Investment in paper gold will no longer require investors to have demat and broking accounts. Mutual funds are planning to launch schemes that will collect money directly from investors and buy units in Gold Exchange Traded Funds.
Reliance Mutual Fund and UTI Mutual Fund have applied to the markets regulator, Sebi, to start such a scheme. These will be launched as fund of funds.
Though at a slightly high cost, these schemes take away the hassle of maintaining demat and trading accounts with brokers. "These two factors were the biggest hindrance for gold ETFs," said Devendra Nevgi, ex-chief investment officer of Quantum Asset Management. Nevgi started the gold ETF at the fund house.
"(Currently) systematic savings in gold is difficult and thus the average investor tries to time the market, which is a difficult task. The idea (behind launching this fund) is to marry the benefits of mutual fund investing and exposure to gold as an asset class," said a spokesperson of Reliance Mutual Fund.
Fund houses, including Reliance MF and UTI MF, have seen the corpus of their gold ETFs remain almost stagnant despite the bull run in the yellow metal in the past one year.
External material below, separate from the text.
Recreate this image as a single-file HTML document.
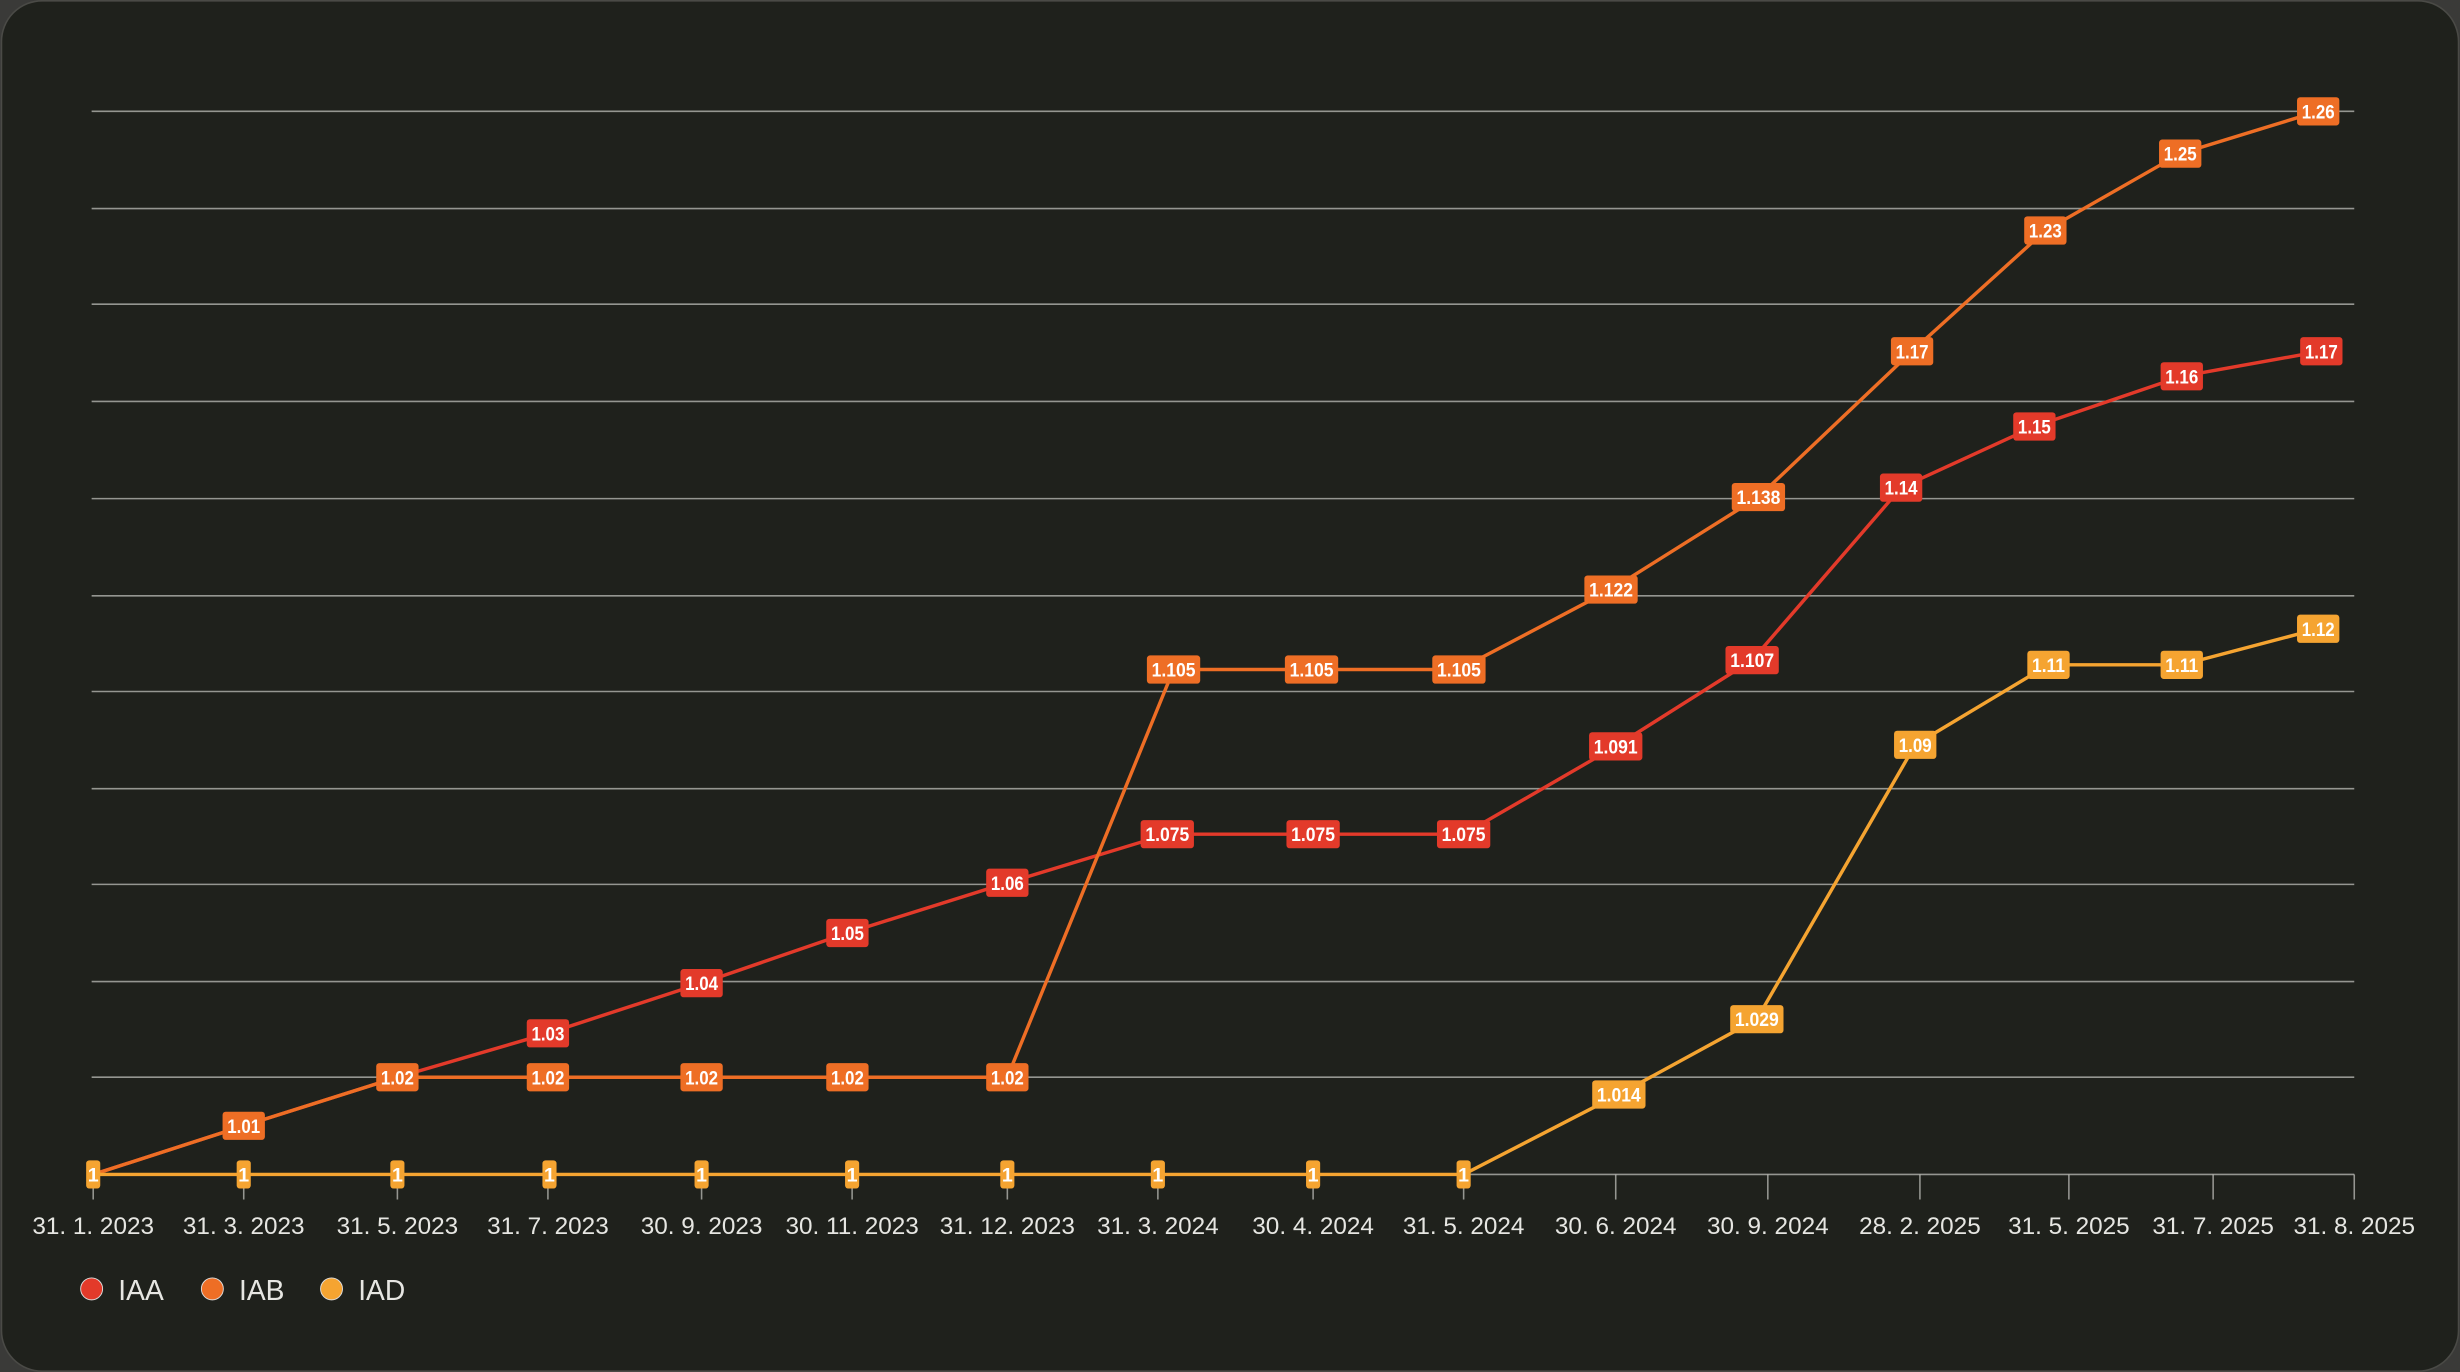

Kotak Mutual Fund, for instance, had Rs 50.15 crore (Rs 501.5 million) assets under management in January-end. The net assets have been Rs 51.04 crore (Rs 50.4 million) in the past five months. This despite the fact that gold ETFs have remained the best performing category across all types of funds with 15.31 per cent return in the past one year. S&P CNX Nifty, on the other hand, yielded a mere 1.1 per cent in the period.
According to a fund manager, distributors are not interested in gold ETFs because of a marginal commission. This has led to little investor interest as the product is not pushed, he says.
Investment advisers feel that the two funds, which are set to resolve the problems with ETFs, are risky and slightly expensive.These funds will be actively managed by fund managers. Things such as the cash level maintained by ETFs and fund and tracking errors will eat into the returns of FoFs.